Begin with the first line of the material and write out each line exactly, ending with the line that contains "plt.rcParams['font.family'] = ['Liberation". Pictures are not part of the copy.

--*--

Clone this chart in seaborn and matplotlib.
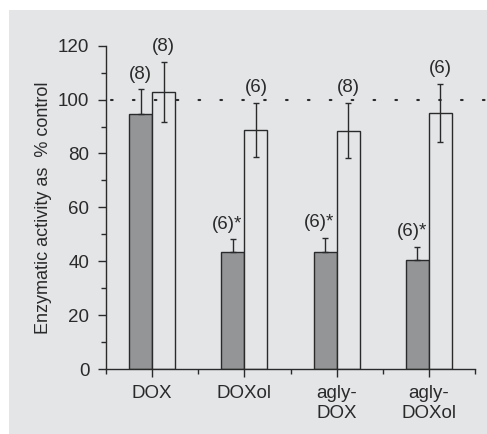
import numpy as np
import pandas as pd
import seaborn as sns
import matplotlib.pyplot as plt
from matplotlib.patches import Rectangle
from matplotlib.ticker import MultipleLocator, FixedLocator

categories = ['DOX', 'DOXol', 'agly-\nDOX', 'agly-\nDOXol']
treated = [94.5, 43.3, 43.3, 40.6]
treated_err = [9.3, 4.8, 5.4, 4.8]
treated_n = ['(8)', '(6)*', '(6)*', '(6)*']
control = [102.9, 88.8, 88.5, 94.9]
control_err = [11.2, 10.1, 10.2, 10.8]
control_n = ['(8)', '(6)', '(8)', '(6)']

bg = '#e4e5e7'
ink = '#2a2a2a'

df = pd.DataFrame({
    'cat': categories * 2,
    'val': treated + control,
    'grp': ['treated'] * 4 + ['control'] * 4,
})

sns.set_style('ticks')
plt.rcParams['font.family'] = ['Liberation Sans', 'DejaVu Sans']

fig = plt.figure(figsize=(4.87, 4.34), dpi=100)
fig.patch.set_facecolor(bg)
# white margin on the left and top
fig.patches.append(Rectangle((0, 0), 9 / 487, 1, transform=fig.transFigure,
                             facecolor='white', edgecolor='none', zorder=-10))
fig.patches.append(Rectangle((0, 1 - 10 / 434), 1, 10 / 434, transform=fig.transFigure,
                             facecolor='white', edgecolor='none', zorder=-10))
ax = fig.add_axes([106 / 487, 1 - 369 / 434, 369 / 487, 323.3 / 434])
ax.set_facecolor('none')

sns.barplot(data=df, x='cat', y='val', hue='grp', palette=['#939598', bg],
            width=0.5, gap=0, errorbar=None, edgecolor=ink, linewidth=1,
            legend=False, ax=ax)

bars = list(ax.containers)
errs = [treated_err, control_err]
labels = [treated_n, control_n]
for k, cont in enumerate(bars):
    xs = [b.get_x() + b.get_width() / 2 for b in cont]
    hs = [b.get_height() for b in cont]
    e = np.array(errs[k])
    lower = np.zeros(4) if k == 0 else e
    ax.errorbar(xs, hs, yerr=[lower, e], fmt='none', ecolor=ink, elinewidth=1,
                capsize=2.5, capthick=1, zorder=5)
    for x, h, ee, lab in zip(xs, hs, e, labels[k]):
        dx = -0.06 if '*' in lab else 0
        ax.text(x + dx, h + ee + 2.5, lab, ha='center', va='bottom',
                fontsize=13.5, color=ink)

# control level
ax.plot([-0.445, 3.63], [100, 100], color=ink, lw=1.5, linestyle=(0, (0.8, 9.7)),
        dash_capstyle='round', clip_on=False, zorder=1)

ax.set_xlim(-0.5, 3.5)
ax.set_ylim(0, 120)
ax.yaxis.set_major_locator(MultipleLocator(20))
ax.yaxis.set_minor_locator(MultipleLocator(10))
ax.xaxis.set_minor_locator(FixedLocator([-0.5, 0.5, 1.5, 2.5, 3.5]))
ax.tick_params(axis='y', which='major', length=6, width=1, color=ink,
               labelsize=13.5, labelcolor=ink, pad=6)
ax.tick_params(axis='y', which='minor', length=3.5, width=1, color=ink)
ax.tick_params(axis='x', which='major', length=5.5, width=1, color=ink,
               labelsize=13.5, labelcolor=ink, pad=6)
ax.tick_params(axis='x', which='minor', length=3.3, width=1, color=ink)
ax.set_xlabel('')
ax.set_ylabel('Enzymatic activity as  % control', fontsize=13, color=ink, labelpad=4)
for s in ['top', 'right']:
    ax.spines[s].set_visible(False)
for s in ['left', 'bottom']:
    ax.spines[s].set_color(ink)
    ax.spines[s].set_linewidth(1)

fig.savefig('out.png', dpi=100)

--*--

> **Problem solution**
Clone this chart in seaborn and matplotlib.
import numpy as np
import pandas as pd
import seaborn as sns
import matplotlib.pyplot as plt
from matplotlib.patches import Rectangle
from matplotlib.ticker import MultipleLocator, FixedLocator

categories = ['DOX', 'DOXol', 'agly-\nDOX', 'agly-\nDOXol']
treated = [94.5, 43.3, 43.3, 40.6]
treated_err = [9.3, 4.8, 5.4, 4.8]
treated_n = ['(8)', '(6)*', '(6)*', '(6)*']
control = [102.9, 88.8, 88.5, 94.9]
control_err = [11.2, 10.1, 10.2, 10.8]
control_n = ['(8)', '(6)', '(8)', '(6)']

bg = '#e4e5e7'
ink = '#2a2a2a'

df = pd.DataFrame({
    'cat': categories * 2,
    'val': treated + control,
    'grp': ['treated'] * 4 + ['control'] * 4,
})

sns.set_style('ticks')
plt.rcParams['font.family'] = ['Liberation Sans', 'DejaVu Sans']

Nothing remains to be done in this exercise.